# Pyramids



## sumada (Feb 28, 2009)

Have guest visiting and wondering if anyone has visited the pyramids in the last few days ?? Any thoughts on safety ?? I would rather not go but how can you visit Egypt and not visit the pyramids !!! Thanks


----------



## MaidenScotland (Jun 6, 2009)

I would advise against it... 

Egypt travel advice
24-06-2013 04:28 PM BST
Latest update: Summary - A series of large protests from 25 June onwards. Safety and security - Cairo - increasing number of incidents reported around the Giza Pyramids


Keep away from large crowds things can turn very quickly ..


----------



## canuck2010 (Jan 13, 2010)

If you have a good driver and guide it should be ok.


----------



## Biffy (May 22, 2012)

That is of course if they are open!!

But to be honest I wouldn't go - I have a friend who was in the middle of an incident at the pyramids and it wasn't very pleasant - quite frightening actually.

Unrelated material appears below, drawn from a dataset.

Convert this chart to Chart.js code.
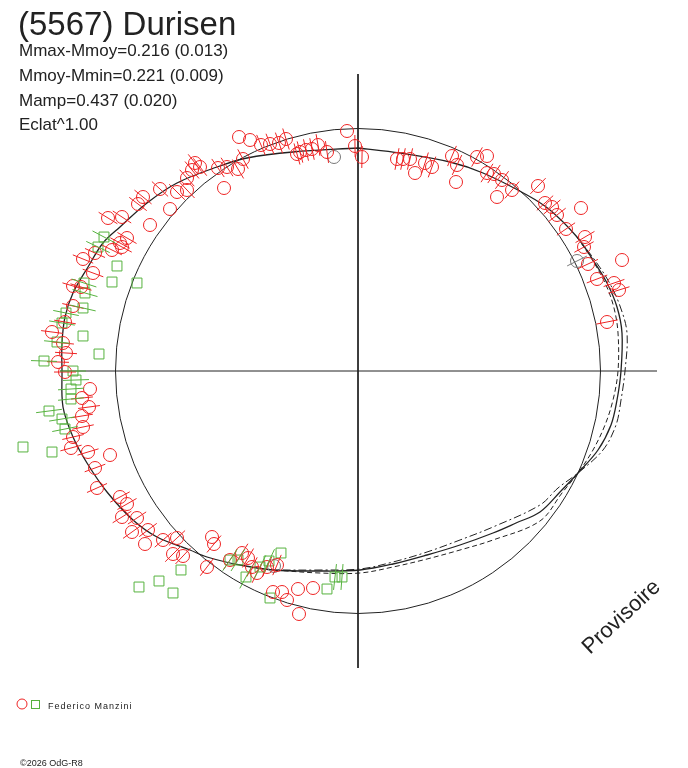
<!DOCTYPE html>
<html lang="fr">
<head>
<meta charset="UTF-8" />
<title>(5567) Durisen</title>
<script src="https://cdn.jsdelivr.net/npm/chart.js@4.4.1/dist/chart.umd.min.js"></script>
<style>
  body { margin: 0; background: #fff; }
  canvas { display: block; }
</style>
</head>
<body>
<canvas id="lc" width="688" height="768"></canvas>
<script>
// polar lightcurve: each point is [x, y, error] in flux units, reference circle = mean flux
const title = "(5567) Durisen";
const infoLines = ["Mmax-Mmoy=0.216 (0.013)", "Mmoy-Mmin=0.221 (0.009)", "Mamp=0.437 (0.020)", "Eclat^1.00"];
const observer = "Federico Manzini";
const stamp = "\u00a92026 OdG-R8";
const refRadius = 2.425;

const redObs = [
  [-1.19,2.34,0],[-1.08,2.31,0],[-0.97,2.26,.11],[-0.88,2.27,.11],[-0.79,2.28,.11],[-0.72,2.32,.11],
  [-0.61,2.17,.11],[-0.58,2.19,.11],[-0.52,2.21,.11],[-0.46,2.22,.11],[-0.40,2.26,.11],[-0.31,2.19,.11],
  [-0.11,2.40,0],[-0.03,2.25,.11],[0.04,2.14,.11],
  [-1.40,2.03,.11],[-1.31,2.04,.11],[-1.20,2.02,.11],[-1.15,2.12,.11],[-1.34,1.83,0],[-1.58,2.04,.11],
  [-1.63,2.08,.11],[-1.66,2.01,.11],[-1.71,1.93,.11],[-1.71,1.81,.11],[-1.81,1.79,.11],[-1.98,1.82,.11],
  [-1.88,1.62,0],[-2.15,1.74,.11],[-2.20,1.67,.11],[-2.08,1.46,0],[-2.50,1.53,.11],[-2.36,1.54,.11],
  [-2.31,1.33,.11],[-2.38,1.28,.11],
  [-2.36,1.24,.11],[-2.46,1.21,.11],[-2.63,1.18,.11],[-2.75,1.12,.11],[-2.65,0.98,.11],[-2.85,0.85,.11],
  [-2.77,0.84,.11],[-2.85,0.65,.11],[-2.93,0.49,.11],[-3.06,0.39,.11],[-2.95,0.28,.11],[-2.92,0.18,.11],
  [-3.00,0.09,.11],[-2.93,-0.01,.11],[-2.68,-0.18,0],[-2.76,-0.27,.11],[-2.69,-0.36,.11],[-2.76,-0.45,.11],
  [-2.75,-0.56,.11],[-2.85,-0.66,.11],[-2.87,-0.77,.11],[-2.70,-0.81,.11],[-2.48,-0.84,0],[-2.63,-0.97,.11],
  [-2.61,-1.17,.11],[-2.38,-1.26,.11],[-2.31,-1.33,.11],[-2.36,-1.46,.11],[-2.21,-1.47,.11],[-2.26,-1.61,.11],
  [-2.10,-1.59,.11],[-2.13,-1.73,0],[-1.95,-1.69,.11],[-1.81,-1.67,.11],[-1.85,-1.83,.11],[-1.75,-1.85,.11],
  [-1.46,-1.66,0],[-1.44,-1.73,.11],[-1.51,-1.96,.11],[-1.28,-1.89,.11],[-1.16,-1.82,.11],[-1.10,-1.87,.11],
  [-1.06,-1.96,.11],[-1.01,-2.02,.11],[-0.91,-1.96,.11],[-0.81,-1.94,.11],[-0.85,-2.21,0],[-0.76,-2.21,0],
  [-0.71,-2.29,0],[-0.60,-2.18,0],[-0.45,-2.17,0],[-0.59,-2.43,0],
  [0.39,2.12,.11],[0.45,2.12,.11],[0.52,2.12,.11],[0.57,1.98,0],[0.67,2.08,.11],[0.74,2.04,.11],
  [0.94,2.15,.11],[0.99,2.06,.11],[0.98,1.89,0],[1.19,2.14,.11],[1.29,2.15,0],[1.29,1.98,.11],
  [1.36,1.97,.11],[1.44,1.91,.11],[1.39,1.74,0],[1.54,1.81,.11],[1.80,1.85,.11],[1.87,1.68,.11],
  [1.94,1.64,.11],[1.99,1.56,.11],[2.23,1.63,0],[2.08,1.42,.11],[2.27,1.34,.11],[2.26,1.24,.11],
  [2.30,1.07,.11],[2.64,1.11,0],[2.39,0.92,.11],[2.56,0.88,.11],[2.61,0.81,.11],[2.49,0.49,.11]
];

const grayObs = [[-0.24,2.14,0],[2.19,1.10,.11],[-0.84,-1.95,0]];

const greenObs = [
  [-2.54,1.34,.13],[-2.60,1.24,.13],[-2.41,1.05,0],[-2.46,0.89,0],[-2.21,0.88,0],[-2.74,0.88,.13],
  [-2.73,0.78,.13],[-2.75,0.63,.13],[-2.92,0.58,.13],[-2.96,0.48,.13],[-2.75,0.35,0],[-3.01,0.29,.13],
  [-2.59,0.17,0],[-3.14,0.10,.13],[-2.85,0.00,.13],[-2.82,-0.09,.13],[-2.87,-0.18,.13],[-2.87,-0.28,.13],
  [-3.09,-0.40,.13],[-2.96,-0.48,.13],[-2.93,-0.58,.13],[-3.35,-0.76,0],[-3.06,-0.81,0],
  [-1.77,-1.99,0],[-1.99,-2.10,0],[-2.19,-2.16,0],[-1.85,-2.22,0],[-1.28,-1.89,.13],[-1.20,-1.89,.13],
  [-1.12,-2.06,.13],[-0.98,-1.96,.13],[-0.89,-1.90,.13],[-0.77,-1.82,0],[-0.88,-2.27,0],
  [-0.31,-2.18,0],[-0.23,-2.06,.13],[-0.16,-2.06,.13]
];

// fitted model (closed curve) and the two error envelopes where they split
const modelMain = [
  [0,2.23],[0.42,2.18],[0.92,2.09],[1.25,1.98],[1.69,1.76],[1.92,1.61],[2.19,1.34],[2.35,1.11],
  [2.49,0.88],[2.59,0.64],[2.64,0.38],[2.63,0],[2.59,-0.29],[2.53,-0.54],[2.40,-0.79],[2.20,-1.02],
  [2.02,-1.21],[1.82,-1.41],[1.58,-1.52],[1.35,-1.62],[1.02,-1.74],[0.69,-1.84],[0.35,-1.93],[0.02,-1.99],
  [-0.38,-2.00],[-0.85,-1.99],[-1.18,-1.94],[-1.51,-1.86],[-1.68,-1.79],[-2.01,-1.66],[-2.25,-1.49],
  [-2.51,-1.21],[-2.71,-0.92],[-2.85,-0.66],[-2.95,-0.36],[-2.96,0.01],[-2.96,0.28],[-2.93,0.54],
  [-2.85,0.78],[-2.70,1.04],[-2.55,1.28],[-2.38,1.44],[-2.11,1.68],[-1.81,1.88],[-1.41,2.04],
  [-1.11,2.13],[-0.65,2.19],[0,2.23]
];
const modelLow = [
  [2.19,1.34],[2.35,1.10],[2.48,0.86],[2.56,0.63],[2.60,0.38],[2.60,0],[2.55,-0.29],[2.47,-0.54],
  [2.35,-0.79],[2.20,-1.02],[2.04,-1.22],[1.82,-1.50],[1.35,-1.69],[1.02,-1.79],[0.69,-1.88],
  [0.35,-1.96],[0.02,-2.02],[-0.38,-2.02],[-0.85,-1.99]
];
const modelHigh = [
  [2.19,1.34],[2.36,1.12],[2.51,0.89],[2.62,0.65],[2.69,0.38],[2.67,0],[2.63,-0.29],[2.58,-0.54],
  [2.45,-0.79],[2.20,-1.02],[2.00,-1.17],[1.82,-1.34],[1.35,-1.56],[1.02,-1.69],[0.69,-1.81],
  [0.35,-1.91],[0.02,-1.98],[-0.38,-1.99],[-0.85,-1.99]
];
const axisH = [[-2.98,0],[2.99,0]];
const axisV = [[0,2.97],[0,-2.97]];

const RED = "rgb(238,36,36)";
const GREEN = "rgb(86,178,62)";
const GRAY = "rgb(120,120,120)";
const INK = "#222";

const pts = (arr) => arr.map(p => ({ x: p[0], y: p[1], e: p[2] || 0 }));

function obsSet(arr, color, style, r) {
  return {
    data: pts(arr), showLine: false, pointStyle: style, pointRadius: r,
    pointBorderColor: color, pointBackgroundColor: "rgba(0,0,0,0)", pointBorderWidth: 1
  };
}
function lineSet(arr, dash, width, tension) {
  return {
    data: pts(arr), showLine: true, pointRadius: 0, borderColor: INK, borderWidth: width,
    borderDash: dash, tension: tension, fill: false
  };
}

// radial error bars and the reference circle, through the scales
const extras = {
  id: "extras",
  beforeDatasetsDraw(chart) {
    const { ctx, scales: { x, y } } = chart;
    const cx = x.getPixelForValue(0), cy = y.getPixelForValue(0);
    ctx.save();
    ctx.strokeStyle = INK;
    ctx.lineWidth = 1;
    ctx.beginPath();
    ctx.arc(cx, cy, x.getPixelForValue(refRadius) - cx, 0, Math.PI * 2);
    ctx.stroke();
    ctx.restore();
  },
  afterDatasetsDraw(chart) {
    const { ctx, scales: { x, y } } = chart;
    ctx.save();
    ctx.lineWidth = 1;
    chart.data.datasets.forEach(ds => {
      if (ds.showLine) return;
      ctx.strokeStyle = ds.pointBorderColor;
      ds.data.forEach(p => {
        if (!p.e) return;
        const r = Math.hypot(p.x, p.y);
        const ux = p.x / r, uy = p.y / r;
        ctx.beginPath();
        ctx.moveTo(x.getPixelForValue(p.x - ux * p.e), y.getPixelForValue(p.y - uy * p.e));
        ctx.lineTo(x.getPixelForValue(p.x + ux * p.e), y.getPixelForValue(p.y + uy * p.e));
        ctx.stroke();
      });
    });
    ctx.restore();
  },
  afterDraw(chart) {
    const ctx = chart.ctx;
    const fam = '"Liberation Sans", Arial, sans-serif';
    ctx.save();
    ctx.fillStyle = INK;
    ctx.textBaseline = "alphabetic";
    ctx.font = "33px " + fam;
    ctx.fillText(title, 18, 35);
    ctx.font = "17px " + fam;
    [56, 81, 106, 130].forEach((b, i) => ctx.fillText(infoLines[i], 19, b));

    ctx.save();
    ctx.translate(590, 655);
    ctx.rotate(-43 * Math.PI / 180);
    ctx.font = "22px " + fam;
    ctx.fillText("Provisoire", 0, 0);
    ctx.restore();

    // legend
    ctx.lineWidth = 1;
    ctx.strokeStyle = RED;
    ctx.beginPath();
    ctx.arc(22, 704, 5, 0, Math.PI * 2);
    ctx.stroke();
    ctx.strokeStyle = GREEN;
    ctx.strokeRect(31.5, 700.5, 8, 8);
    ctx.font = "9px " + fam;
    ctx.letterSpacing = "1px";
    ctx.fillText(observer, 48, 709);
    ctx.letterSpacing = "0px";
    ctx.fillText(stamp, 20, 766);
    ctx.restore();
  }
};

new Chart(document.getElementById("lc"), {
  type: "scatter",
  data: {
    datasets: [
      obsSet(redObs, RED, "circle", 6.5),
      obsSet(grayObs, GRAY, "circle", 6.5),
      obsSet(greenObs, GREEN, "rect", 7),
      lineSet(modelMain, [], 1.3, 0.35),
      lineSet(modelLow, [5, 3], 1, 0.35),
      lineSet(modelHigh, [8, 3, 2, 3], 1, 0.35),
      lineSet(axisH, [], 1, 0),
      lineSet(axisV, [], 1, 0)
    ]
  },
  options: {
    responsive: false,
    animation: false,
    devicePixelRatio: 1,
    layout: { padding: 0, autoPadding: false },
    events: [],
    plugins: { legend: { display: false }, tooltip: { enabled: false }, title: { display: false } },
    scales: {
      x: { type: "linear", min: -3.58, max: 3.30, display: false },
      y: { type: "linear", min: -3.97, max: 3.71, display: false }
    }
  },
  plugins: [extras]
});
</script>
</body>
</html>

Also peoples emotions and feelings are running very high right now - as Maiden said things can turn very quickly


----------



## CAIRODEMON (Sep 18, 2011)

sumada said:


> Have guest visiting and wondering if anyone has visited the pyramids in the last few days ?? Any thoughts on safety ?? I would rather not go but how can you visit Egypt and not visit the pyramids !!! Thanks


That's a no-brainer, do not go anywhere near


----------



## sumada (Feb 28, 2009)

Thank you for that. Besides been nervous about visiting the pyramids today's problem is no gas in car. What's next !!


----------



## jemiljan (Nov 28, 2011)

If you had the gas, I would opt for Saqqara and Dashur over Giza at the moment.


----------



## MaidenScotland (Jun 6, 2009)

sumada said:


> Thank you for that. Besides been nervous about visiting the pyramids today's problem is no gas in car. What's next !!





Stay at home...


----------



## hhaddad (Apr 14, 2010)

From what I'm hearing in the press and from the Embassies and also from those on the ground Egyptians and foreigners STAY AT HOME until after the 30 June and until you see which way the wind blows.


----------



## canuck2010 (Jan 13, 2010)

Aside from a few tanks parked in strategic places, everything seems normal.

Oh, except the traffic isn't moving on most roads due to the scramble for fuel.


----------



## aykalam (Apr 12, 2010)

canuck2010 said:


> Aside from a few tanks parked in strategic places, everything seems normal.
> 
> Oh, except the traffic isn't moving on most roads due to the scramble for fuel.


I would not consider normal getting shot while you wait at the petrol station. Not even in Egypt.

And since the embassies are warning their people about potential violence this weekend I think the wise option is to stock and lock up, if possible. Certainly not a good idea to go around sightseeing.


----------



## MaidenScotland (Jun 6, 2009)

I live beside a major road link and a big police station.. people are batting down the hatches, shop windows are being cleared out..


----------



## Guest (Jun 26, 2013)

Clashes have erupted in Mansoura between pro and anti forces. The numbers are all over the place but at least 2 dead and as high as 237 injured. Also the US Embassy issued another alert.



> U.S. Embassy Cairo Emergency Message for U.S. Citizens
> 
> June 26, 2013 Multiple sources have reported the possibility of clashes and violence later this evening as rival groups may take to the streets and public areas to express their political views. The Embassy suggests that U.S. citizens limit their movements, avoid areas prone to gatherings, and immediately vacate any area where crowds are gathering.As a matter of general practice, U.S. citizens should avoid areas where large gatherings may occur. Even demonstrations or events intended to be peaceful can turn confrontational and possibly escalate into violence. U.S. citizens in Egypt are urged to monitor local news reports and to plan their activities accordingly. The Embassy reminds U.S. citizens to review their personal security plans and remain alert to their surroundings at all times in Egypt.


There is a lot more to the message but it's the usual stuff that follows a security update.


----------